Friday, January 23, 2015

Middle Class Economics 101

Ernest Hemingway with Republican troops, Spanish Civil War

One night last week Cody Keenan, the chief White House speechwriter President Obama has christened “Hemingway” knew he needed help…”He’s a brilliant writer,” Obama said. “He’s relentless. His girlfriend and I are glad he finally got rid of the Hemingway beard.”

The State of the Union is a story. For the audience in the chamber and political operatives watching it on TV it is the text and context which matter. Those with the President will cheer and elaborate as their roles demand. The opposition will provide information about their own role in real time as they glower in silence where they perceive those texts which constitute pieces of their own partisan identity and applaud either enthusiastically or with deliberate moderation where the overarching interests of empire and capital shine alike over both parties.

But beyond the professional audience there is a mass audience, even if a shrinking one, and, beyond that, a secondary one to be reached directly or indirectly during the next two years of electoral politics. For that audience, even though the elements of the text may or may not be of particular interest, a story is wanted. This year, unusually, a central protagonist has been introduced; letter writer Rebekah Erler of Minneapolis.

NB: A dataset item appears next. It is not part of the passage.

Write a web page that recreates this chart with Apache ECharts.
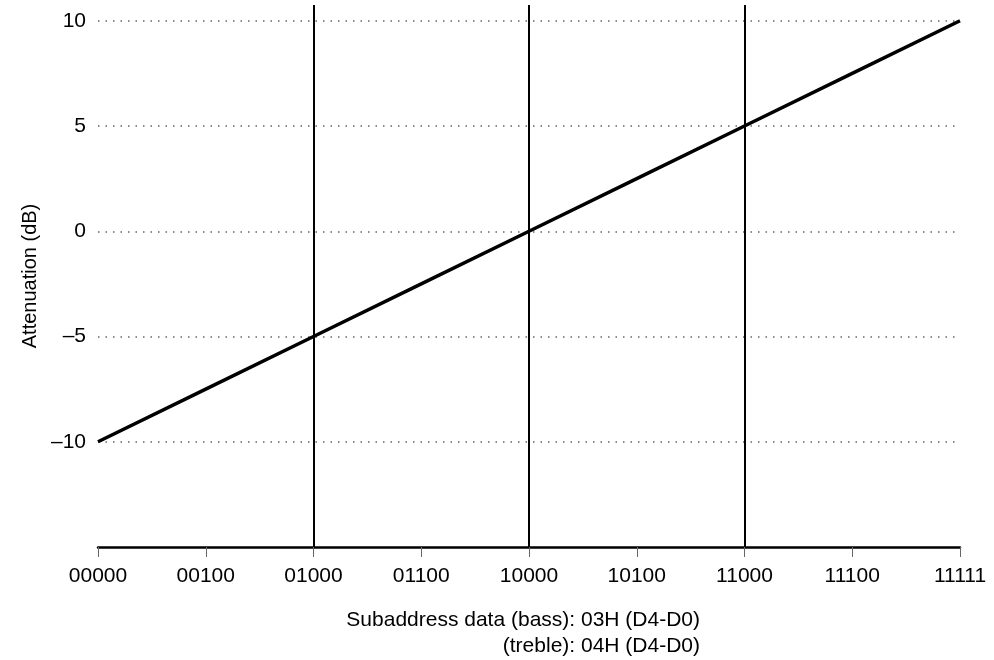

Ms. Erler, with her own narrative, has provided our Hemingway with a character that has already been tested on the hustings and judged suitable to tie together the story. The character does not require the level of development of a Victorian novel and certainly not that of modern or post-modern fiction. The State of the Union is an 18th century form and its characters will always prove to be allegorical, even while sitting in the audience. In Ms. Erler’s case we do not have to wait long to be told that she represents the Struggling Middle Class, protagonist of what we will call “middle class economics”.

Now the ideological sprites of the GOP will know what to make of this even before the words have left the President’s mouth. What he is advocating is the political program of the working class, socialism. Democrats will pooh-pooh such nonsense indignantly. He is not calling for the abolition of private property and, certainly, not for the withering away of the state. This is no more than the continuation of the grand arc of reform passing from Teddy Roosevelt through FDR etc., etc. Both parties will be correct here. This is the holy mystery of the two-party system. But both will miss the point.

More than six years into the economic crisis which placed him in the White House Obama is free to declare it over but he and his party know they cannot face their working class base without, in some fashion, declaring fealty to the political program which is inseparable from that class. They also know that their rising numbers hide many stories far less uplifting. A State of the Union which proclaimed further erosion of wages and social benefits, continuing transfer of the public treasury into private balance sheets, and increasing levels of violence at home and abroad would be a more realistic story and may well have gathered more applause from the Republican side of the aisle but it would be the end of the Democratic Party.